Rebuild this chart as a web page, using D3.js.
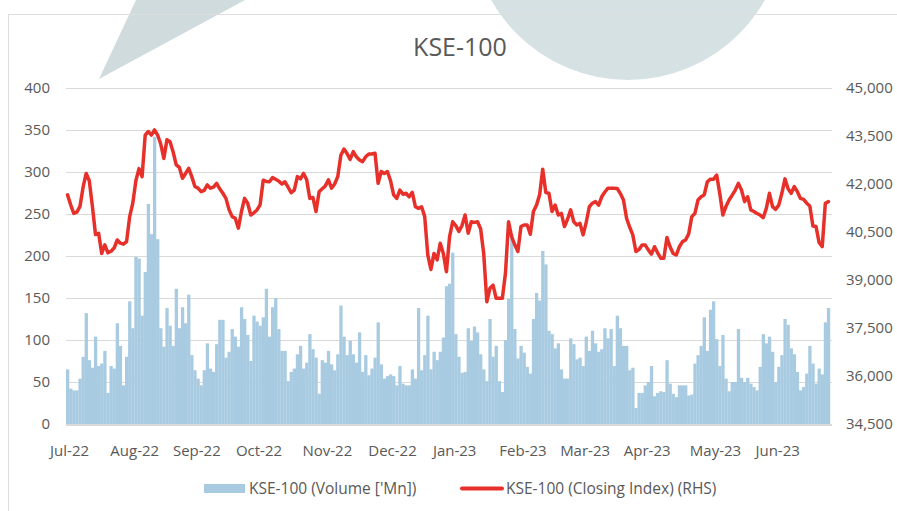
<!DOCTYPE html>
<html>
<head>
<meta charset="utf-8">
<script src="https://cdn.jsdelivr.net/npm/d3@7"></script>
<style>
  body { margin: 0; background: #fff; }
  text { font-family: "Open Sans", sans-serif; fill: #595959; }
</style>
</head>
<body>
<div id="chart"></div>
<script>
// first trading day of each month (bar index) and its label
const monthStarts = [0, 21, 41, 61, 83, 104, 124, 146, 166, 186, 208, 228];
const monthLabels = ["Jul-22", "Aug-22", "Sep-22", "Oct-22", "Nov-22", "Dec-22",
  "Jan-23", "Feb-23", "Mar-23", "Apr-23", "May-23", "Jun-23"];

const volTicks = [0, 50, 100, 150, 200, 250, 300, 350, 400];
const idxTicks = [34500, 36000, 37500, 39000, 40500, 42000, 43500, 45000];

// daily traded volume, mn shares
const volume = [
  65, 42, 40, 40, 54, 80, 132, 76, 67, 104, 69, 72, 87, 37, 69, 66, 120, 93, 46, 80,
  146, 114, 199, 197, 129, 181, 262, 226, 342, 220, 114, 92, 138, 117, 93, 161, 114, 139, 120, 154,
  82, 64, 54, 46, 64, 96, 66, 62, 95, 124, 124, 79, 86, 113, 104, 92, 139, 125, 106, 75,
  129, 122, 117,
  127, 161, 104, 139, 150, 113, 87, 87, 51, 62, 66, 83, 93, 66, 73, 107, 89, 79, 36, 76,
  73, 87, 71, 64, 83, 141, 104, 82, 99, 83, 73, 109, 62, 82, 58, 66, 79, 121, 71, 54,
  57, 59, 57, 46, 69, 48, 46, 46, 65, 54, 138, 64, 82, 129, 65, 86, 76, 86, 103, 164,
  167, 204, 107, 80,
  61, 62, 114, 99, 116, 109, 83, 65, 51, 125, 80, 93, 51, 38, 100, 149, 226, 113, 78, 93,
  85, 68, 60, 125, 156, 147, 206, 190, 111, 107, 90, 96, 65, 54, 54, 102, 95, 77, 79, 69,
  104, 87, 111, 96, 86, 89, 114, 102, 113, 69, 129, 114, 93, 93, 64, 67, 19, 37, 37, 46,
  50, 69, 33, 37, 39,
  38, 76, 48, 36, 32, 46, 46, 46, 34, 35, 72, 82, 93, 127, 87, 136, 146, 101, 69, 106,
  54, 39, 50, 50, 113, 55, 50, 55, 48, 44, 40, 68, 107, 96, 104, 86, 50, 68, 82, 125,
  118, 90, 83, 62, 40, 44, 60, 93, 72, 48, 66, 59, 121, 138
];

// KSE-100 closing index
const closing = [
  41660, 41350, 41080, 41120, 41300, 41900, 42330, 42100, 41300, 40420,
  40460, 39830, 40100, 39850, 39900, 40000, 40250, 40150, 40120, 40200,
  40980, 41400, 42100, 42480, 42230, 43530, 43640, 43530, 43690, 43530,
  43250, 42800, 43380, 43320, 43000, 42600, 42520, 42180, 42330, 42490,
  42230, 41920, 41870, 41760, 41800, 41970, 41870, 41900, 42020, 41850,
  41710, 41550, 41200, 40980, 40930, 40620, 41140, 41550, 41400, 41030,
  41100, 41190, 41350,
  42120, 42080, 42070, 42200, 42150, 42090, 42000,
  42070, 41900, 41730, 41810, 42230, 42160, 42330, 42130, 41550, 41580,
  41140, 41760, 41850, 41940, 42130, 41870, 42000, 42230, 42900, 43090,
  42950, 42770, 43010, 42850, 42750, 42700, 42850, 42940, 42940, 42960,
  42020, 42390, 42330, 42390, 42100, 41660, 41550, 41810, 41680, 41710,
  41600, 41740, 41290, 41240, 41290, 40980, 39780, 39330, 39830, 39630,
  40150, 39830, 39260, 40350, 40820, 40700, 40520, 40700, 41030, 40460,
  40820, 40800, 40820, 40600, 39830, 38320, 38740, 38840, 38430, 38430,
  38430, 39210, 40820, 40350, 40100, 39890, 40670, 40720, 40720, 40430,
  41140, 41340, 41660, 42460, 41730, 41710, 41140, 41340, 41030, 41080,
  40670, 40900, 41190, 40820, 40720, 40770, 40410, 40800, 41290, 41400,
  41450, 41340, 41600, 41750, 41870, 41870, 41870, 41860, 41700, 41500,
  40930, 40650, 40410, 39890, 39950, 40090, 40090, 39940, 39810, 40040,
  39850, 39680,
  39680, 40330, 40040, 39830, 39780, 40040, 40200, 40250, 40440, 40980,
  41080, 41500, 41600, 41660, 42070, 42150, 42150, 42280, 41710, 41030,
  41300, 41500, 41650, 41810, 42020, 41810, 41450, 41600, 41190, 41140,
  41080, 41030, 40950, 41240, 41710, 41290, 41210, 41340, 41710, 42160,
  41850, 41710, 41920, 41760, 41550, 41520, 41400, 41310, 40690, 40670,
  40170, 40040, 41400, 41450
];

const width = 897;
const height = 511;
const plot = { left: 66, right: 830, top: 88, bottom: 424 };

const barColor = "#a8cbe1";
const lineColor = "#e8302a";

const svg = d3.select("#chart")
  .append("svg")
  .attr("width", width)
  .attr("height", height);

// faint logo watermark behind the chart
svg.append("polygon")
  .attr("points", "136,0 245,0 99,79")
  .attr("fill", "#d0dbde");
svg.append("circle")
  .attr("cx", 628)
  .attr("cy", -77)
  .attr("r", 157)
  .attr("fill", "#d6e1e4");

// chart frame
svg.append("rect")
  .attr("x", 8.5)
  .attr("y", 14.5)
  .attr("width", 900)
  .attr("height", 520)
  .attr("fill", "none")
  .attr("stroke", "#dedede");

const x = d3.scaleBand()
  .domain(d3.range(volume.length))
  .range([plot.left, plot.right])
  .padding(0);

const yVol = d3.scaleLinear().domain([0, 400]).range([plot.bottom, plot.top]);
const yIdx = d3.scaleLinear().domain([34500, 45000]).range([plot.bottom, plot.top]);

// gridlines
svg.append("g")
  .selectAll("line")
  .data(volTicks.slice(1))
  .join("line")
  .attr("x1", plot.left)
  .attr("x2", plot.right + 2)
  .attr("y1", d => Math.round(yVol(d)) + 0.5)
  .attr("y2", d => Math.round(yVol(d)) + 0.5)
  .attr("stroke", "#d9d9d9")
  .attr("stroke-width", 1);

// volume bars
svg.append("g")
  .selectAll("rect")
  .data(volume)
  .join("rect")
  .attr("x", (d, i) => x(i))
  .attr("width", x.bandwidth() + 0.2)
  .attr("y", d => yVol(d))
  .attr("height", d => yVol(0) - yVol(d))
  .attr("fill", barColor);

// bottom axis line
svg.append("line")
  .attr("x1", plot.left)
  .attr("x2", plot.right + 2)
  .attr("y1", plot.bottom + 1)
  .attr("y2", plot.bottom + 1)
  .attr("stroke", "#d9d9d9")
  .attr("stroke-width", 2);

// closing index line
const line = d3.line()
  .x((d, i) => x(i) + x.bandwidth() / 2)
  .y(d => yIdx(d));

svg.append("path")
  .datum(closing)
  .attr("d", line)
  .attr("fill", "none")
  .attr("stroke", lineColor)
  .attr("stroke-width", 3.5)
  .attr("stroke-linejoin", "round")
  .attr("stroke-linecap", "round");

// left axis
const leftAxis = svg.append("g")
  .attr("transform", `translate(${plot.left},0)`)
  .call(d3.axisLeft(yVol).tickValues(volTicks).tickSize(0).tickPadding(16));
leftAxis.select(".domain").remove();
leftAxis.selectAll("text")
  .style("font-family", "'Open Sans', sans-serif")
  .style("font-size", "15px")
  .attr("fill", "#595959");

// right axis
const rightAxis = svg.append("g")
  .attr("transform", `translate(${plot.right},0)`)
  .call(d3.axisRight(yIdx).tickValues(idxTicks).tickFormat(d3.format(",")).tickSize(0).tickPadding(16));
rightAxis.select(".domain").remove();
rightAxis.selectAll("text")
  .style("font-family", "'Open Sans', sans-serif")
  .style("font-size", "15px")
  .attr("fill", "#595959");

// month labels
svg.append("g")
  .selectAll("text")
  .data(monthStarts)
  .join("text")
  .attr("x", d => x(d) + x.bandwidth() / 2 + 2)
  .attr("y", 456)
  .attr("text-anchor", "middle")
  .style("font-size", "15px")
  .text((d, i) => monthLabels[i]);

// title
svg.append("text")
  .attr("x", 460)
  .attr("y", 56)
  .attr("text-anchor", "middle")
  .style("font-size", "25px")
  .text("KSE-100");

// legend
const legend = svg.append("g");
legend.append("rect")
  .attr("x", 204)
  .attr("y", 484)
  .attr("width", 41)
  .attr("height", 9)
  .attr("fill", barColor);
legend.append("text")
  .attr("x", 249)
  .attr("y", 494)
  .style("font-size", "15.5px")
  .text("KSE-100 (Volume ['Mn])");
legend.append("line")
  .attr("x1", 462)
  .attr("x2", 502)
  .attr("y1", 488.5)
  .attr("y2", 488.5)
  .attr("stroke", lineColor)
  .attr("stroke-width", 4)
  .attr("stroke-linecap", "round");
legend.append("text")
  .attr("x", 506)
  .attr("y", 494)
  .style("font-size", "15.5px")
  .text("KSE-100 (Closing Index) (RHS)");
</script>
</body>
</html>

+---+

Quote, exactly and only, the lines from the first line of the data above through the line containing "42000, 43500, 45000];". The pictures do not belong in it.

» **RESULT OF THE EXERCISE**
Rebuild this chart as a web page, using D3.js.
<!DOCTYPE html>
<html>
<head>
<meta charset="utf-8">
<script src="https://cdn.jsdelivr.net/npm/d3@7"></script>
<style>
  body { margin: 0; background: #fff; }
  text { font-family: "Open Sans", sans-serif; fill: #595959; }
</style>
</head>
<body>
<div id="chart"></div>
<script>
// first trading day of each month (bar index) and its label
const monthStarts = [0, 21, 41, 61, 83, 104, 124, 146, 166, 186, 208, 228];
const monthLabels = ["Jul-22", "Aug-22", "Sep-22", "Oct-22", "Nov-22", "Dec-22",
  "Jan-23", "Feb-23", "Mar-23", "Apr-23", "May-23", "Jun-23"];

const volTicks = [0, 50, 100, 150, 200, 250, 300, 350, 400];
const idxTicks = [34500, 36000, 37500, 39000, 40500, 42000, 43500, 45000];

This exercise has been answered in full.